GDPR and the new California Consumer Privacy Act of 2018 are just two of what are sure to be many more regulations designed to protect personally identifiable information. There's no doubt that protecting personal data is important, but a growing number of requirements from a growing number of sources could end up compromising our ability to do so.
It’s been more than two years since the Global Data Protection Regulation was ratified in the European Union. Its collective articles outlining rights of EU citizens to control how their personally identifiable information (PII) is processed and shared between entities was unprecedented when they finally went into effect on May 25. All entities controlling (that is, storing) EU citizenry's PII, or processing that data on behalf of controllers, are now bound to certain rules around how the data is put to use, withheld or even retained. EU citizens are also granted the right to have the entirety of their personal data provided securely to them upon request. The regulation is binding not just to EU companies, but to any entity that processes or controls the data of EU citizens.

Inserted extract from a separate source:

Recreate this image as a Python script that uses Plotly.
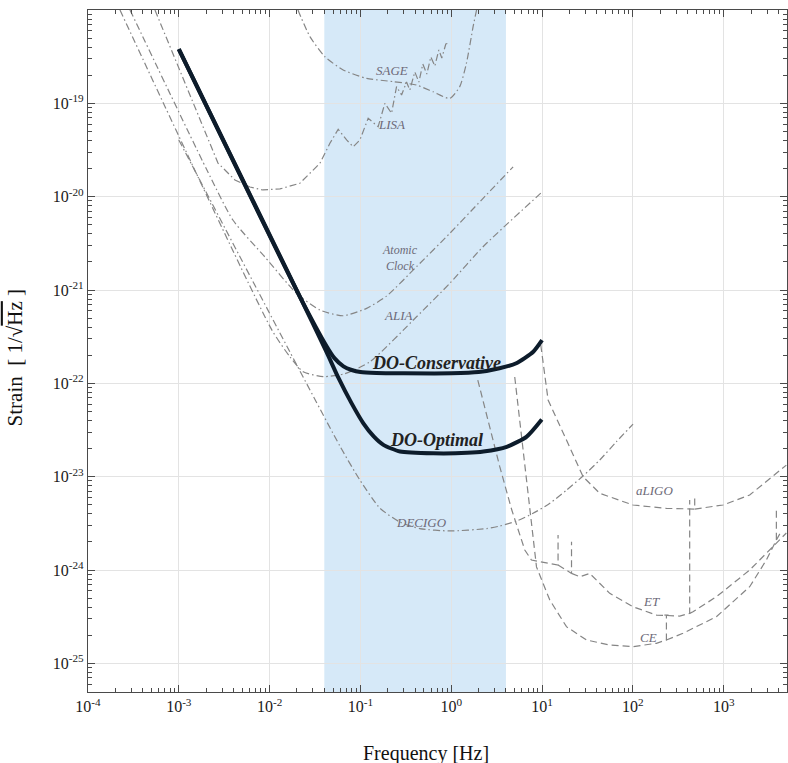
import numpy as np
import plotly.graph_objects as go

# ---------------- data ----------------
cons_f = [0.001, 0.0215, 0.0424, 0.052, 0.065, 0.08, 0.1, 0.15, 0.3, 1.0, 2.0, 3.4, 5.2, 8.0, 10.0]
cons_h = [3.8e-19, 8.5e-22, 2.5e-22, 1.85e-22, 1.52e-22, 1.39e-22, 1.32e-22, 1.29e-22, 1.28e-22,
          1.28e-22, 1.32e-22, 1.45e-22, 1.64e-22, 2.18e-22, 2.9e-22]

opt_f = [0.001, 0.0215, 0.0424, 0.0571, 0.08, 0.1077, 0.14, 0.179, 0.273, 0.635, 1.5, 2.26, 4.08, 6.78, 9.93]
opt_h = [3.8e-19, 8.5e-22, 2.16e-22, 1.15e-22, 6.1e-23, 3.73e-23, 2.7e-23, 2.19e-23, 1.86e-23,
         1.78e-23, 1.8e-23, 1.86e-23, 2.09e-23, 2.69e-23, 4.1e-23]

sage_f = [0.0205, 0.0278, 0.0406, 0.0645, 0.117, 0.229, 0.415, 0.632, 0.964, 1.24, 1.47, 1.74, 1.90]
sage_h = [1e-18, 5.18e-19, 3.16e-19, 2.28e-19, 1.85e-19, 1.71e-19, 1.57e-19, 1.33e-19, 1.13e-19,
          1.51e-19, 2.69e-19, 6.62e-19, 1e-18]

lisa_f = [5.46e-4, 2.7e-3, 4.15e-3, 6.07e-3, 8.43e-3, 0.013, 0.0215, 0.0358, 0.0461, 0.0569, 0.0704,
          0.0832, 0.0986, 0.1216, 0.1567, 0.1857, 0.2201, 0.2498, 0.2836, 0.3218, 0.35, 0.397, 0.44,
          0.486, 0.538, 0.596, 0.659, 0.730, 0.787, 0.871, 0.924]
lisa_h = [1e-18, 2.29e-20, 1.51e-20, 1.27e-20, 1.18e-20, 1.21e-20, 1.39e-20, 2.28e-20, 3.73e-20, 5.27e-20,
          4.05e-20, 3.43e-20, 4.05e-20, 6.91e-20, 5.62e-20, 1.0e-19, 7.82e-20, 1.51e-19, 1.23e-19, 1.69e-19,
          1.39e-19, 2.17e-19, 1.69e-19, 2.64e-19, 2.06e-19, 3.14e-19, 2.51e-19, 3.73e-19, 3.06e-19,
          4.32e-19, 4.4e-19]

clock_f = [2.9e-4, 2.04e-3, 3.94e-3, 8.87e-3, 0.0198, 0.0358, 0.0645, 0.117, 0.194, 0.415, 0.964, 2.15, 4.8]
clock_h = [1e-18, 1.93e-20, 5.62e-21, 2.26e-21, 9.21e-22, 6.1e-22, 5.3e-22, 6.36e-22, 8.6e-22,
           1.78e-21, 4.05e-21, 9.2e-21, 2.09e-20]

alia_f = [2.25e-4, 0.0106, 0.0167, 0.0234, 0.0389, 0.0674, 0.127, 0.415, 0.964, 2.24, 9.68]
alia_h = [1e-18, 3.72e-22, 1.93e-22, 1.33e-22, 1.18e-22, 1.27e-22, 1.70e-22, 5.17e-22, 1.18e-21,
          2.91e-21, 1.09e-20]

decigo_f = [0.001, 0.0594, 0.0986, 0.1636, 0.2716, 0.451, 0.964, 2.46, 3.42, 5.27, 7.96, 12.2, 18.6,
            28.3, 43.2, 65.9, 100.4]
decigo_h = [4.05e-20, 2.13e-23, 9.2e-24, 4.61e-24, 3.27e-24, 2.78e-24, 2.62e-24, 2.78e-24, 2.96e-24,
            3.35e-24, 4.05e-24, 5.18e-24, 7.19e-24, 1.016e-23, 1.51e-23, 2.37e-23, 3.66e-23]

# None = pen lifted after a narrow spike
aligo_f = [9.68, 11.65, 18.56, 28.3, 43.2, 100.4, 234, 388, 479.5, 479.5, None, 479.5, 544, 982, 1932, 4896]
aligo_h = [2.57e-22, 6.63e-23, 2.47e-23, 9.98e-24, 6.63e-24, 4.97e-24, 4.58e-24, 4.47e-24, 4.5e-24,
           6.0e-24, None, 4.5e-24, 4.58e-24, 4.97e-24, 6.36e-24, 1.33e-23]

et_f = [1.96, 3.42, 4.64, 6.45, 7.64, 12.2, 15.0, 15.0, None, 15.0, 21.1, 21.1, None, 21.1, 26.0, 33.5,
        55.6, 100.4, 182, 328, 422, 422, None, 422, 459, 831, 1932, 3486, 4896]
et_h = [1.085e-22, 1.28e-23, 4.39e-24, 1.64e-24, 1.28e-24, 1.18e-24, 1.13e-24, 2.37e-24, None, 1.13e-24,
        9.2e-25, 2.01e-24, None, 9.2e-25, 8.47e-25, 9.2e-25, 5.62e-25, 4.04e-25, 3.29e-25, 3.21e-25,
        3.43e-25, 5.62e-24, None, 3.43e-25, 3.57e-25, 5.17e-25, 9.99e-25, 1.78e-24, 2.49e-24]

ce_f = [5.0, 8.68, 12.16, 18.56, 30.8, 55.6, 100.4, 181.6, 234, 234, None, 222, 247, None, 234, 356, 831,
        1932, 2949, 3801, 3801, None, 3801, 4300]
ce_h = [1.17e-22, 1.08e-24, 4.77e-25, 2.47e-25, 1.78e-25, 1.57e-25, 1.51e-25, 1.64e-25, 1.78e-25, 3.29e-25,
        None, 3.29e-25, 3.29e-25, None, 1.78e-25, 2.1e-25, 3.16e-25, 6.62e-25, 1.28e-24, 2.1e-24, 4.4e-24,
        None, 2.1e-24, 2.6e-24]

band = [0.04, 4.0]

xtick_vals = [1e-4, 1e-3, 1e-2, 1e-1, 1e0, 1e1, 1e2, 1e3]
xtick_text = ["10<sup>-4</sup>", "10<sup>-3</sup>", "10<sup>-2</sup>", "10<sup>-1</sup>",
              "10<sup>0</sup>", "10<sup>1</sup>", "10<sup>2</sup>", "10<sup>3</sup>"]
ytick_vals = [1e-25, 1e-24, 1e-23, 1e-22, 1e-21, 1e-20, 1e-19, 1e-18]
ytick_text = ["10<sup>-25</sup>", "10<sup>-24</sup>", "10<sup>-23</sup>", "10<sup>-22</sup>",
              "10<sup>-21</sup>", "10<sup>-20</sup>", "10<sup>-19</sup>", "10<sup>-18</sup>"]

# label positions (f, h) and texts
labels = [
    ("SAGE", 0.22, 2.24e-19, 13),
    ("LISA", 0.22, 6.0e-20, 13),
    ("Atomic<br>Clock", 0.275, 2.2e-21, 12),
    ("ALIA", 0.265, 5.3e-22, 13),
    ("DECIGO", 0.47, 3.24e-24, 13),
    ("aLIGO", 174, 7.07e-24, 13),
    ("ET", 160, 4.65e-25, 13),
    ("CE", 147, 1.9e-25, 13),
]
do_labels = [("DO-Conservative", 0.688, 1.64e-22), ("DO-Optimal", 0.688, 2.47e-23)]

# ---------------- figure ----------------
GRAY = "#858585"
DARK = "#0d1c2b"
DASHDOT = "7px,3px,1.5px,3px"
DASH = "7px,4px"
FONT = "Liberation Serif"

fig = go.Figure()

def add(xs, ys, dash, shape="spline", color=GRAY, width=1.2):
    fig.add_trace(go.Scatter(x=xs, y=ys, mode="lines", showlegend=False, hoverinfo="skip",
                             connectgaps=False,
                             line=dict(color=color, width=width, dash=dash, shape=shape,
                                       smoothing=0.6 if shape == "spline" else None)))

add(sage_f, sage_h, DASHDOT)
add(lisa_f, lisa_h, DASHDOT, shape="linear")
add(clock_f, clock_h, DASHDOT)
add(alia_f, alia_h, DASHDOT)
add(decigo_f, decigo_h, DASHDOT)
add(aligo_f, aligo_h, DASH, shape="linear")
add(et_f, et_h, DASH, shape="linear")
add(ce_f, ce_h, DASH, shape="linear")
add(cons_f, cons_h, "solid", color=DARK, width=4)
add(opt_f, opt_h, "solid", color=DARK, width=4)

fig.add_shape(type="rect", xref="x", yref="paper", x0=band[0], x1=band[1],
              y0=0, y1=1, fillcolor="#d6e9f8", line=dict(width=0), layer="below")

for t, f, h, s in labels:
    fig.add_annotation(x=np.log10(f), y=np.log10(h), text="<i>" + t + "</i>", showarrow=False,
                       font=dict(family=FONT, size=s, color="#6d6a78"))
for t, f, h in do_labels:
    fig.add_annotation(x=np.log10(f), y=np.log10(h), text="<b><i>" + t + "</i></b>", showarrow=False,
                       font=dict(family=FONT, size=18, color="#222"))

minor_x = [k * 10.0 ** e for e in range(-4, 4) for k in range(2, 10) if k * 10.0 ** e < 5000]
minor_y = [k * 10.0 ** e for e in range(-26, -18) for k in range(2, 10) if k * 10.0 ** e > 4.9e-26]

axis_common = dict(type="log", showline=True, linecolor="#4a4a4a", linewidth=1.3, mirror="ticks",
                   ticks="inside", ticklen=7, tickcolor="#4a4a4a", tickwidth=1,
                   showgrid=True, gridcolor="#e3e3e3", gridwidth=1, zeroline=False,
                   tickfont=dict(family=FONT, size=16, color="#1a1a1a"))

fig.update_xaxes(**axis_common, range=[-4, 3.697], tickmode="array", tickvals=xtick_vals,
                 ticktext=xtick_text,
                 minor=dict(tickmode="array", tickvals=minor_x, ticks="inside", ticklen=4,
                            tickcolor="#4a4a4a", showgrid=False))
fig.update_yaxes(**axis_common, range=[-25.307, -18], tickmode="array", tickvals=ytick_vals,
                 ticktext=ytick_text,
                 minor=dict(tickmode="array", tickvals=minor_y, ticks="inside", ticklen=4,
                            tickcolor="#4a4a4a", showgrid=False))

# plot area spans page x 88..787, y 10..692 (body margin removed below)
fig.add_annotation(xref="paper", yref="paper", x=0.4835, y=-0.0896, yanchor="middle",
                   text="Frequency [Hz]", showarrow=False,
                   font=dict(family=FONT, size=20, color="#111"))
fig.add_annotation(xref="paper", yref="paper", x=-0.105, y=0.49, xanchor="center", yanchor="middle",
                   textangle=-90,
                   text="Strain  [ 1/√<span style='text-decoration:overline'>Hz</span> ]",
                   showarrow=False, font=dict(family=FONT, size=21, color="#111"))

fig.update_layout(width=788, height=763, margin=dict(l=88, r=1, t=10, b=71),
                  paper_bgcolor="white", plot_bgcolor="white", showlegend=False)

fig.write_html("out.html", config={"displayModeBar": False},
               post_script="document.body.style.margin='0px';")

While this movement toward data governance in the hands of the citizenry was occurring in the European Union, a businessman in California was driving his own initiative toward protections over personal data in the state. Alaistair MacTaggart, a Bay Area real estate mogul, basically self-funded an initiative to collect enough signatures to place an initiative on the November ballot in the state. He got the signatures he needed this past June.

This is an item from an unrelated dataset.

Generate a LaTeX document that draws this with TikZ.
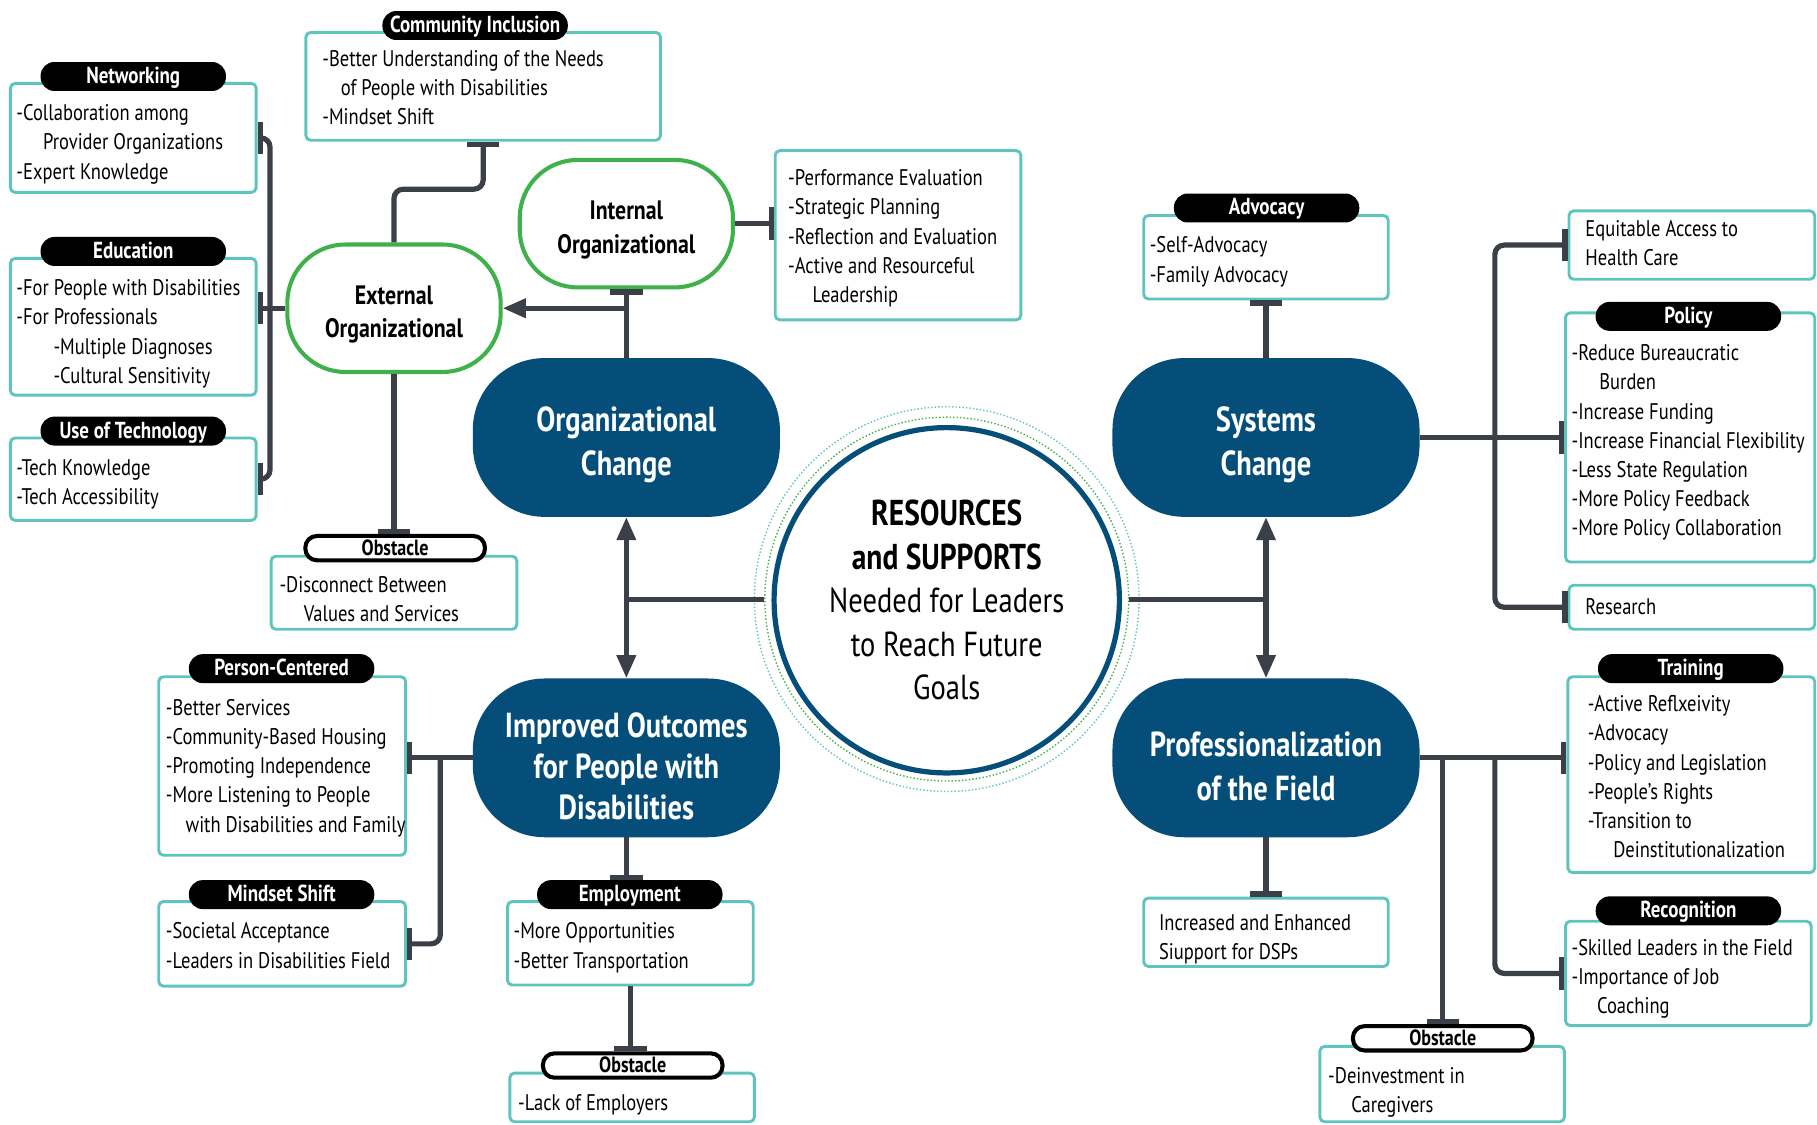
\documentclass[tikz,border=0pt]{standalone}
\usepackage{fontspec}
\setmainfont{PT Sans}[FakeStretch=0.82]
\usetikzlibrary{arrows.meta,calc}
\definecolor{pillblue}{RGB}{4,78,121}
\definecolor{nodegreen}{RGB}{62,177,74}
\definecolor{boxteal}{RGB}{94,196,190}
\definecolor{conngray}{RGB}{59,64,72}
\newcommand\bstrut{\rule{0pt}{15pt}}
\newcommand\pstrut{\rule{0pt}{34pt}}
\newcommand\gstrut{\rule{0pt}{27pt}}
\begin{document}
\begin{tikzpicture}[x=1pt,y=-1pt,
  pill/.style={fill=pillblue, text=white, rounded corners=62pt, minimum width=265pt, minimum height=137pt, align=center, font=\fontsize{30}{38}\selectfont\bfseries, inner sep=0pt},
  gnode/.style={draw=nodegreen, line width=3.5pt, fill=white, rounded corners=50pt, minimum width=184pt, minimum height=110pt, align=center, font=\fontsize{23}{29}\selectfont\bfseries, inner sep=0pt},
  tbox/.style={draw=boxteal, line width=2.5pt, fill=white, rounded corners=4pt, inner sep=0pt},
  blab/.style={fill=black, text=white, rounded corners=12pt, minimum width=160pt, minimum height=25pt, inner sep=0pt, text height=13pt, text depth=1pt, font=\fontsize{20}{22}\selectfont\bfseries},
  olab/.style={draw=black, line width=3.5pt, fill=white, rounded corners=10pt, minimum width=155pt, minimum height=21pt, inner sep=0pt, text height=13pt, text depth=1pt, font=\fontsize{19}{21}\selectfont\bfseries},
  btxt/.style={anchor=north west, align=left, inner sep=0pt, font=\fontsize{19.5}{25.2}\selectfont},
  conn/.style={draw=conngray, line width=4.5pt},
  tee/.style={-{Bar[width=28pt]}},
  teetee/.style={{Bar[width=28pt]}-{Bar[width=28pt]}},
  tri/.style={-{Triangle[length=20pt,width=16pt]}}
]
\fill[white] (0,0) rectangle (1568,970);
\useasboundingbox (0,0) rectangle (1568,970);

% central circle
\node[circle, draw=boxteal, line width=1.2pt, dash pattern=on 1.2pt off 1.8pt, minimum size=332pt, inner sep=0pt] (ring2) at (817,517) {};
\node[circle, draw=nodegreen, line width=1.2pt, dash pattern=on 1.2pt off 1.8pt, minimum size=314pt, inner sep=0pt] (ring) at (817,517) {};
\node[circle, draw=pillblue, line width=4.5pt, minimum size=298pt, inner sep=0pt, align=center, font=\fontsize{30}{37.5}\selectfont] (core) at (817,518)
  {{\fontsize{31}{37.5}\selectfont\bfseries RESOURCES}\\{\fontsize{31}{37.5}\selectfont\bfseries and SUPPORTS}\\Needed for Leaders\\to Reach Future\\Goals};

% main pills
\node[pill] (org) at (540.5,377.5) {\pstrut Organizational\\Change};
\node[pill] (sys) at (1092.5,377.5) {\pstrut Systems\\Change};
\node[pill, font=\fontsize{30}{35}\selectfont\bfseries] (imp) at (540.5,654) {\rule{0pt}{36pt}Improved Outcomes\\for People with\\Disabilities};
\node[pill] (prof) at (1092.5,654) {\rule{0pt}{36pt}Professionalization\\of the Field};

% green nodes
\node[gnode] (int) at (540.5,193) {\gstrut Internal\\Organizational};
\node[gnode] (ext) at (340,266) {\gstrut External\\Organizational};

% ---- left top boxes
\node[tbox, minimum width=212pt, minimum height=94pt] (netbox) at (115,119) {};
\node[blab] (netlab) at (115,66) {Networking};
\node[btxt] (nettxt) at (14,89) {\bstrut-Collaboration among\\\hspace*{23pt}Provider Organizations\\-Expert Knowledge};

\node[tbox, minimum width=212pt, minimum height=118pt] (edubox) at (115,282) {};
\node[blab] (edulab) at (115,217) {Education};
\node[btxt] (edutxt) at (14,240) {\bstrut-For People with Disabilities\\-For Professionals\\\hspace*{32pt}-Multiple Diagnoses\\\hspace*{32pt}-Cultural Sensitivity};

\node[tbox, minimum width=212pt, minimum height=71pt] (techbox) at (115,413.5) {};
\node[blab] (techlab) at (115,372) {Use of Technology};
\node[btxt] (techtxt) at (14,395) {\bstrut-Tech Knowledge\\-Tech Accessibility};

\node[tbox, minimum width=306pt, minimum height=93pt] (commbox) at (417,74.5) {};
\node[blab] (commlab) at (410,22) {Community Inclusion};
\node[btxt] (commtxt) at (278,42) {\bstrut-Better Understanding of the Needs\\\hspace*{16pt}of People with Disabilities\\-Mindset Shift};

\node[tbox, minimum width=212pt, minimum height=146pt] (stratbox) at (775,203) {};
\node[btxt] (strattxt) at (680,145) {\bstrut-Performance Evaluation\\-Strategic Planning\\-Reflection and Evaluation\\-Active and Resourceful\\\hspace*{21pt}Leadership};

\node[tbox, minimum width=212pt, minimum height=63pt] (obs1box) at (340,511.5) {};
\node[olab] (obs1lab) at (341,473) {Obstacle};
\node[btxt] (obs1txt) at (241,496) {\bstrut-Disconnect Between\\\hspace*{21pt}Values and Services};

% ---- right top boxes
\node[tbox, minimum width=211pt, minimum height=72pt] (advbox) at (1092.5,222) {};
\node[blab] (advlab) at (1093,179.5) {Advocacy};
\node[btxt] (advtxt) at (992,203) {\bstrut-Self-Advocacy\\-Family Advocacy};

\node[tbox, minimum width=212pt, minimum height=59pt] (eqbox) at (1460,211.5) {};
\node[btxt] (eqtxt) at (1368,189) {\bstrut Equitable Access to\\Health Care};

\node[tbox, minimum width=215pt, minimum height=215pt] (polbox) at (1458.5,377.5) {};
\node[blab] (pollab) at (1457,273) {Policy};
\node[btxt] (poltxt) at (1356,296) {\bstrut-Reduce Bureaucratic\\\hspace*{24pt}Burden\\-Increase Funding\\-Increase Financial Flexibility\\-Less State Regulation\\-More Policy Feedback\\-More Policy Collaboration};

\node[tbox, minimum width=212pt, minimum height=38pt] (resbox) at (1460,524) {};
\node[btxt] (restxt) at (1368,515) {\bstrut Research};

% ---- right bottom boxes
\node[tbox, minimum width=213pt, minimum height=169pt] (trainbox) at (1459.5,668.5) {};
\node[blab] (trainlab) at (1459,577) {Training};
\node[btxt] (traintxt) at (1370,599) {\bstrut-Active Reflxeivity\\-Advocacy\\-Policy and Legislation\\-People's Rights\\-Transition to\\\hspace*{22pt}Deinstitutionalization};

\node[tbox, minimum width=212pt, minimum height=90pt] (recbox) at (1457,840) {};
\node[blab] (reclab) at (1457,786) {Recognition};
\node[btxt] (rectxt) at (1356,809) {\bstrut-Skilled Leaders in the Field\\-Importance of Job\\\hspace*{22pt}Coaching};

\node[tbox, minimum width=211pt, minimum height=59pt] (incbox) at (1092.5,804.5) {};
\node[btxt] (inctxt) at (1000,788) {\bstrut Increased and Enhanced\\Siupport for DSPs};

\node[tbox, minimum width=211pt, minimum height=65pt] (obs3box) at (1244.5,935.5) {};
\node[olab] (obs3lab) at (1245,896) {Obstacle};
\node[btxt] (obs3txt) at (1146,920) {\bstrut-Deinvestment in\\\hspace*{20pt}Caregivers};

% ---- left bottom boxes
\node[tbox, minimum width=213pt, minimum height=154pt] (pcbox) at (243.5,661) {};
\node[blab] (pclab) at (243,577) {Person-Centered};
\node[btxt] (pctxt) at (143,602) {\bstrut-Better Services\\-Community-Based Housing\\-Promoting Independence\\-More Listening to People\\\hspace*{17pt}with Disabilities and Family};

\node[tbox, minimum width=213pt, minimum height=73pt] (msbox) at (243.5,814.5) {};
\node[blab] (mslab) at (243,772) {Mindset Shift};
\node[btxt] (mstxt) at (143,795) {\bstrut-Societal Acceptance\\-Leaders in Disabilities Field};

\node[tbox, minimum width=212pt, minimum height=72pt] (empbox) at (544,814) {};
\node[blab] (emplab) at (543.5,772) {Employment};
\node[btxt] (emptxt) at (443,795) {\bstrut-More Opportunities\\-Better Transportation};

\node[tbox, minimum width=211pt, minimum height=42pt] (obs2box) at (545.5,947) {};
\node[olab] (obs2lab) at (546,919.5) {Obstacle};
\node[btxt] (obs2txt) at (447,943) {\bstrut-Lack of Employers};

% ---- connectors
\draw[conn,tri] (ring.west) -| (org.south);
\draw[conn,tri] (ring.west) -| (imp.north);
\draw[conn,tri] (ring.east) -| (sys.south);
\draw[conn,tri] (ring.east) -| (prof.north);

\draw[conn,tee] (org.north) -- (int.south);
\draw[conn,tri] (org.north) |- (ext.east);
\draw[conn,tee] (int.east) -- (int.east -| stratbox.west);
\draw[conn,tee,rounded corners=8pt] (ext.north) -- ++(0,-46) -| (commbox.south);
\draw[conn,tee] (ext.south) -- (ext.south |- obs1lab.north);
\coordinate (ej) at (233,266);
\draw[conn] (ext.west) -- (ej);
\draw[conn,teetee,rounded corners=8pt] (netbox.east) -| (ej) |- (techbox.east);
\draw[conn,tee] (ej) -- (ej -| edubox.east);

\draw[conn,tee] (sys.north) -- (advbox.south);
\coordinate (sj) at (1290,377.5);
\draw[conn,tee] (sys.east) -- (sys.east -| polbox.west);
\draw[conn,teetee,rounded corners=8pt] (eqbox.west) -| (sj) |- (resbox.west);

\draw[conn,tee] (prof.east) -- (prof.east -| trainbox.west);
\coordinate (pj1) at (1245,654);
\coordinate (pj2) at (1290,654);
\draw[conn,tee] (pj1) -- (pj1 |- obs3lab.north);
\draw[conn,tee,rounded corners=8pt] (pj2) |- (recbox.west);
\draw[conn,tee] (prof.south) -- (incbox.north);

\draw[conn,tee] (imp.west) -- (imp.west -| pcbox.east);
\coordinate (ij) at (380,654);
\draw[conn,tee,rounded corners=8pt] (ij) |- (msbox.east);
\draw[conn,tee] (imp.south) -- (imp.south |- emplab.north);
\draw[conn,tee] (empbox.south) -- (empbox.south |- obs2lab.north);
\end{tikzpicture}
\end{document}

According to California law, such an the initiative can be passed in one of two ways: via vote by the electorate in November or by the state legislature passing a similar bill by a deadline for revoking initiatives from the November ballot.
Fearing the inability to alter voter initiatives, the text of which is rendered permanent when added to the ballot, the state legislature took the course of passing a similar bill. This allows more control by future legislative bodies in tailoring the law in the years to come. The new privacy legislation, known as the California Consumer Privacy Act of 2018, governs how certain businesses are allowed to share and profit from personal data. A “business,” by the definition of the Act, "collect(s) a consumer’s personal information” and does so for more than 50,000 consumers, households, or devices for commercial purposes or any business that collects more than 50% of its gross revenue from selling said data." It’s quite easy for even a small business to hit that 50,000 mark quickly, thus throwing them under the scope of the Act, without ever selling a single account’s data to a third party.
Key provisions of the California Consumer Privacy Act of 2018 include:
- Right of access: consumers have the right to require businesses covered by the Act to state what personal data has been collected.
- Right to know where your personal data was sold: businesses under the Act must disclose to consumers who request, how their data was sold (or disclosed) to third parties, and who those third parties were.
- Right to deletion of personal data: consumers can require applicable businesses delete their personal data.
- Businesses are allowed to offer incentives to consumers in exchange for collection of their personal information.
As a consumer, I applaud such measures. I know that as a consumer it’s necessary for certain personal information to be collected to facilitate a transaction, but I don’t want to have my personal data shared with entities I didn’t authorize. I offer up my personal information to allow for the normal course of business I conduct online.
As a business owner, I have to collect certain personal data to conduct business for my Tech Outbound training events: I need addresses for billing purposes, names of both attendees and their guests for name tags, even shirt sizes since we provide apparel for attendees and their guests alike. I need email addresses and phone numbers so I can contact attendees. I also ask for Twitter handles to further facilitate communication. Collection of personal information is needed to perform day-to-day business.
Finally, as a data professional, I understand how important it is for stewardship and protection of all data--PII or otherwise. But at the same time, the constantly shifting regulations of how we manage that stewardship is costly in terms of time and money for all businesses. Each time a new regulation is enacted that alters the cumulative regulatory guidance of data protection, it takes its toll. Resources need to be allocated to rework any practices that are not as stringent as the most-stringent regulation currently in place. This requires companies to pull resources from initiatives in play or to hire additional resources to address new regulatory-mandated changes to data protection.
Unfortunately, I’m of the impression that the GDPR and the California Consumer Privacy Act of 2018 are just the tip of the iceberg. Unless data privacy laws are implemented at the federal level in the United States, we could easily see 50 different flavors of the California Act. Unlike laws, data has no bounds, and each change could require entities to address (and re-address) their data structures, policies and code. Is this a call for action at the federal level? Probably not just because of the California law. Call me jaded, but I don’t expect to see the federal government begin to address this until we’re already five or 10 states deep in data protection laws.
Considering that we’re a global economy, even federal action won't end the consumer data protection wave. Grab your surfboard--we’re in for some active surf!